• Problem requirements: Output the full listing below exactly, without the pictures.

--

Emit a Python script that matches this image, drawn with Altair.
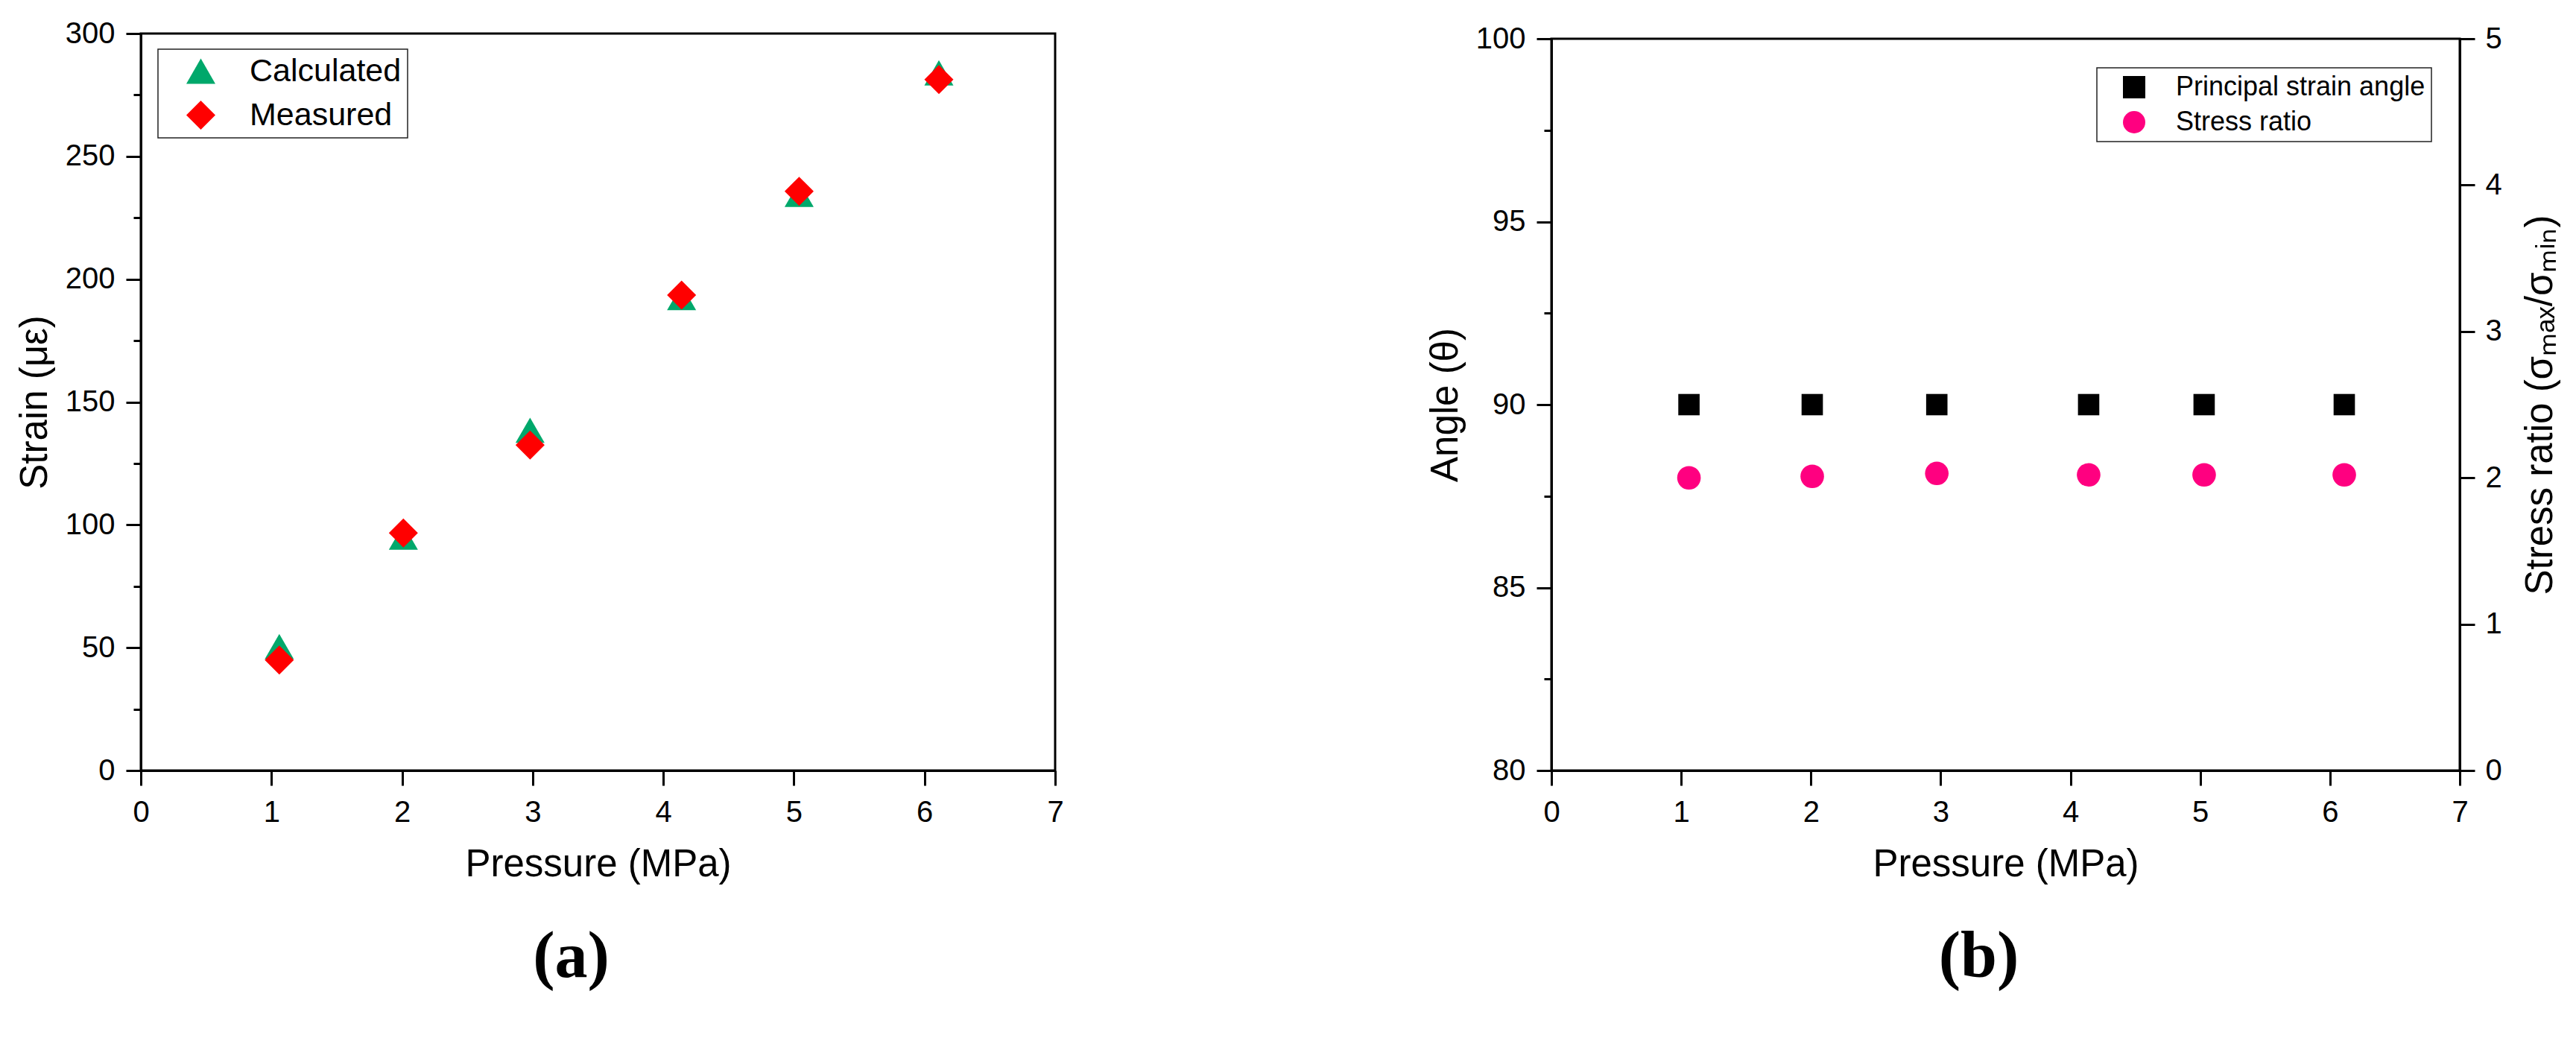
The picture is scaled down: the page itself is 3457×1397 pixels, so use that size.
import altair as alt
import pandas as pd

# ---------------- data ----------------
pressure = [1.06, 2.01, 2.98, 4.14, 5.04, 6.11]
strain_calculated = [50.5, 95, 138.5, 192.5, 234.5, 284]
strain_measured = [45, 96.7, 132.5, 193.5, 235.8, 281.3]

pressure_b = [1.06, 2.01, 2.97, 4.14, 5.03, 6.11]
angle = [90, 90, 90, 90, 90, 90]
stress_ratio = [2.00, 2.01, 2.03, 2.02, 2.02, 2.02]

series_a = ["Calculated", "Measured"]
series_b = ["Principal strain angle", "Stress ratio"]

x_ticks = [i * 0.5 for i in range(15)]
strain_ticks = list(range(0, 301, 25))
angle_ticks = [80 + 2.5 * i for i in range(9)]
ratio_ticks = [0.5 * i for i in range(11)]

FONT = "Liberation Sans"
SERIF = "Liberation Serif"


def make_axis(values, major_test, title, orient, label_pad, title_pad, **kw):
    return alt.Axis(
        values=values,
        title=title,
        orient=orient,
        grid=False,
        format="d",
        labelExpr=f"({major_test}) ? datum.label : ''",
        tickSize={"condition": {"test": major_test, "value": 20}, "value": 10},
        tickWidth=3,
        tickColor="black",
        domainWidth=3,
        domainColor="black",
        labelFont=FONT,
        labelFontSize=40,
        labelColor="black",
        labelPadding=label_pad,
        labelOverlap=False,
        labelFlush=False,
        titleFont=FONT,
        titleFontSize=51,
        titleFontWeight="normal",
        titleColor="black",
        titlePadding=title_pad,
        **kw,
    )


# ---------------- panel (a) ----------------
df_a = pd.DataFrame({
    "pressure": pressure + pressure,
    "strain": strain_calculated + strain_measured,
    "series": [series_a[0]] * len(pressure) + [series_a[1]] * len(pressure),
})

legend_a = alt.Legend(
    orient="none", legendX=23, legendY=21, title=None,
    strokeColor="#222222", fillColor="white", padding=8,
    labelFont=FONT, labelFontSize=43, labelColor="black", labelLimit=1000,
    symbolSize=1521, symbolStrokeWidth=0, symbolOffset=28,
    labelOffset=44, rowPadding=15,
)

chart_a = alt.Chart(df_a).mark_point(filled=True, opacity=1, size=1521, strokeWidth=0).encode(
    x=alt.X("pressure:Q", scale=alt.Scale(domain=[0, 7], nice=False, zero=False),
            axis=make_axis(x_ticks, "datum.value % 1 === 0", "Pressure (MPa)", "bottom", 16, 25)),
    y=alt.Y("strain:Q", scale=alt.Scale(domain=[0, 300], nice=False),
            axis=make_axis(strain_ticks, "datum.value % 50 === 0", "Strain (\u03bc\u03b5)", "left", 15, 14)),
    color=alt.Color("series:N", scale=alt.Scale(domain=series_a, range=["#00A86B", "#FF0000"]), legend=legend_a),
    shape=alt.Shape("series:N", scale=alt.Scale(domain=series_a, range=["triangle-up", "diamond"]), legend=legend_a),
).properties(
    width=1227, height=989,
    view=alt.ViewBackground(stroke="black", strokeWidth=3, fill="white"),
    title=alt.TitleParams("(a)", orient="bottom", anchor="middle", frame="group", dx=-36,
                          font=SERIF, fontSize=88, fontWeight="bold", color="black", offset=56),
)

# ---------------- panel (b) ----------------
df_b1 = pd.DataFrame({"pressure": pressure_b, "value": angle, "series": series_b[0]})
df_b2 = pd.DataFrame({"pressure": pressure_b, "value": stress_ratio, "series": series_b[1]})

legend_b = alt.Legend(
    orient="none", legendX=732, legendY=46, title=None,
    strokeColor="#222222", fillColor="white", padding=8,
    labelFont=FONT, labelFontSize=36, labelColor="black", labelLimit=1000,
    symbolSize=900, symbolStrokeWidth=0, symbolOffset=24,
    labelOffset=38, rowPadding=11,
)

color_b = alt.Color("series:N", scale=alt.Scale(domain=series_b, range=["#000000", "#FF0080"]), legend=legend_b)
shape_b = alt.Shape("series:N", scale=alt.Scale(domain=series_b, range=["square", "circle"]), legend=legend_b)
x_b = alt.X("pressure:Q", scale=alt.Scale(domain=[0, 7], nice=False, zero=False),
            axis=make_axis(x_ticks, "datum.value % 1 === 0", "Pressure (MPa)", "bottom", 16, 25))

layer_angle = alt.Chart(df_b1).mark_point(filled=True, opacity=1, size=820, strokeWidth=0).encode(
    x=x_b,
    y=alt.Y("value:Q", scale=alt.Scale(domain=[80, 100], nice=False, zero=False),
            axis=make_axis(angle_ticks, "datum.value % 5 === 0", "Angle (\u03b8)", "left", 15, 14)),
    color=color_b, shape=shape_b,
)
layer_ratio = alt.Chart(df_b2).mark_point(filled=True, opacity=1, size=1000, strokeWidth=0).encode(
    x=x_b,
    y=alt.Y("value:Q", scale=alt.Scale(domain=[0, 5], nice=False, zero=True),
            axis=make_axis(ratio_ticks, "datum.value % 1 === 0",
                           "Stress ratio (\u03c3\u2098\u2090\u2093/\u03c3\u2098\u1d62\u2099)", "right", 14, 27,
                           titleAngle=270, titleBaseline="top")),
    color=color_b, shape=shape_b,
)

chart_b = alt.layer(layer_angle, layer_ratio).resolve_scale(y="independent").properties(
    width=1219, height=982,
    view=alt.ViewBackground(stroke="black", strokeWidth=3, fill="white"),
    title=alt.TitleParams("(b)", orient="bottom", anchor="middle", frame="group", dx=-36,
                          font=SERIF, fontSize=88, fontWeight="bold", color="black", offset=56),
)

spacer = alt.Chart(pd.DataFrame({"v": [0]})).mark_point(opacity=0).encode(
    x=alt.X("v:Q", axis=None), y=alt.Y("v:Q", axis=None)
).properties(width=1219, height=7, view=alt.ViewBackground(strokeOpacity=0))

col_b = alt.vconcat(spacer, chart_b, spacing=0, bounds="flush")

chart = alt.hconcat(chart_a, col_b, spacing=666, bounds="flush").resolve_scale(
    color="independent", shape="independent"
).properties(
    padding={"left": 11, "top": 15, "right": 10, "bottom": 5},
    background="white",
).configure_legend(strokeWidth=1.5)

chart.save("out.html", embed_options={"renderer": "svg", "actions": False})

--

• Output below:
Emit a Python script that matches this image, drawn with Altair.
The picture is scaled down: the page itself is 3457×1397 pixels, so use that size.
import altair as alt
import pandas as pd

# ---------------- data ----------------
pressure = [1.06, 2.01, 2.98, 4.14, 5.04, 6.11]
strain_calculated = [50.5, 95, 138.5, 192.5, 234.5, 284]
strain_measured = [45, 96.7, 132.5, 193.5, 235.8, 281.3]

pressure_b = [1.06, 2.01, 2.97, 4.14, 5.03, 6.11]
angle = [90, 90, 90, 90, 90, 90]
stress_ratio = [2.00, 2.01, 2.03, 2.02, 2.02, 2.02]

series_a = ["Calculated", "Measured"]
series_b = ["Principal strain angle", "Stress ratio"]

x_ticks = [i * 0.5 for i in range(15)]
strain_ticks = list(range(0, 301, 25))
angle_ticks = [80 + 2.5 * i for i in range(9)]
ratio_ticks = [0.5 * i for i in range(11)]

FONT = "Liberation Sans"
SERIF = "Liberation Serif"


def make_axis(values, major_test, title, orient, label_pad, title_pad, **kw):
    return alt.Axis(
        values=values,
        title=title,
        orient=orient,
        grid=False,
        format="d",
        labelExpr=f"({major_test}) ? datum.label : ''",
        tickSize={"condition": {"test": major_test, "value": 20}, "value": 10},
        tickWidth=3,
        tickColor="black",
        domainWidth=3,
        domainColor="black",
        labelFont=FONT,
        labelFontSize=40,
        labelColor="black",
        labelPadding=label_pad,
        labelOverlap=False,
        labelFlush=False,
        titleFont=FONT,
        titleFontSize=51,
        titleFontWeight="normal",
        titleColor="black",
        titlePadding=title_pad,
        **kw,
    )


# ---------------- panel (a) ----------------
df_a = pd.DataFrame({
    "pressure": pressure + pressure,
    "strain": strain_calculated + strain_measured,
    "series": [series_a[0]] * len(pressure) + [series_a[1]] * len(pressure),
})

legend_a = alt.Legend(
    orient="none", legendX=23, legendY=21, title=None,
    strokeColor="#222222", fillColor="white", padding=8,
    labelFont=FONT, labelFontSize=43, labelColor="black", labelLimit=1000,
    symbolSize=1521, symbolStrokeWidth=0, symbolOffset=28,
    labelOffset=44, rowPadding=15,
)

chart_a = alt.Chart(df_a).mark_point(filled=True, opacity=1, size=1521, strokeWidth=0).encode(
    x=alt.X("pressure:Q", scale=alt.Scale(domain=[0, 7], nice=False, zero=False),
            axis=make_axis(x_ticks, "datum.value % 1 === 0", "Pressure (MPa)", "bottom", 16, 25)),
    y=alt.Y("strain:Q", scale=alt.Scale(domain=[0, 300], nice=False),
            axis=make_axis(strain_ticks, "datum.value % 50 === 0", "Strain (\u03bc\u03b5)", "left", 15, 14)),
    color=alt.Color("series:N", scale=alt.Scale(domain=series_a, range=["#00A86B", "#FF0000"]), legend=legend_a),
    shape=alt.Shape("series:N", scale=alt.Scale(domain=series_a, range=["triangle-up", "diamond"]), legend=legend_a),
).properties(
    width=1227, height=989,
    view=alt.ViewBackground(stroke="black", strokeWidth=3, fill="white"),
    title=alt.TitleParams("(a)", orient="bottom", anchor="middle", frame="group", dx=-36,
                          font=SERIF, fontSize=88, fontWeight="bold", color="black", offset=56),
)

# ---------------- panel (b) ----------------
df_b1 = pd.DataFrame({"pressure": pressure_b, "value": angle, "series": series_b[0]})
df_b2 = pd.DataFrame({"pressure": pressure_b, "value": stress_ratio, "series": series_b[1]})

legend_b = alt.Legend(
    orient="none", legendX=732, legendY=46, title=None,
    strokeColor="#222222", fillColor="white", padding=8,
    labelFont=FONT, labelFontSize=36, labelColor="black", labelLimit=1000,
    symbolSize=900, symbolStrokeWidth=0, symbolOffset=24,
    labelOffset=38, rowPadding=11,
)

color_b = alt.Color("series:N", scale=alt.Scale(domain=series_b, range=["#000000", "#FF0080"]), legend=legend_b)
shape_b = alt.Shape("series:N", scale=alt.Scale(domain=series_b, range=["square", "circle"]), legend=legend_b)
x_b = alt.X("pressure:Q", scale=alt.Scale(domain=[0, 7], nice=False, zero=False),
            axis=make_axis(x_ticks, "datum.value % 1 === 0", "Pressure (MPa)", "bottom", 16, 25))

layer_angle = alt.Chart(df_b1).mark_point(filled=True, opacity=1, size=820, strokeWidth=0).encode(
    x=x_b,
    y=alt.Y("value:Q", scale=alt.Scale(domain=[80, 100], nice=False, zero=False),
            axis=make_axis(angle_ticks, "datum.value % 5 === 0", "Angle (\u03b8)", "left", 15, 14)),
    color=color_b, shape=shape_b,
)
layer_ratio = alt.Chart(df_b2).mark_point(filled=True, opacity=1, size=1000, strokeWidth=0).encode(
    x=x_b,
    y=alt.Y("value:Q", scale=alt.Scale(domain=[0, 5], nice=False, zero=True),
            axis=make_axis(ratio_ticks, "datum.value % 1 === 0",
                           "Stress ratio (\u03c3\u2098\u2090\u2093/\u03c3\u2098\u1d62\u2099)", "right", 14, 27,
                           titleAngle=270, titleBaseline="top")),
    color=color_b, shape=shape_b,
)

chart_b = alt.layer(layer_angle, layer_ratio).resolve_scale(y="independent").properties(
    width=1219, height=982,
    view=alt.ViewBackground(stroke="black", strokeWidth=3, fill="white"),
    title=alt.TitleParams("(b)", orient="bottom", anchor="middle", frame="group", dx=-36,
                          font=SERIF, fontSize=88, fontWeight="bold", color="black", offset=56),
)

spacer = alt.Chart(pd.DataFrame({"v": [0]})).mark_point(opacity=0).encode(
    x=alt.X("v:Q", axis=None), y=alt.Y("v:Q", axis=None)
).properties(width=1219, height=7, view=alt.ViewBackground(strokeOpacity=0))

col_b = alt.vconcat(spacer, chart_b, spacing=0, bounds="flush")

chart = alt.hconcat(chart_a, col_b, spacing=666, bounds="flush").resolve_scale(
    color="independent", shape="independent"
).properties(
    padding={"left": 11, "top": 15, "right": 10, "bottom": 5},
    background="white",
).configure_legend(strokeWidth=1.5)

chart.save("out.html", embed_options={"renderer": "svg", "actions": False})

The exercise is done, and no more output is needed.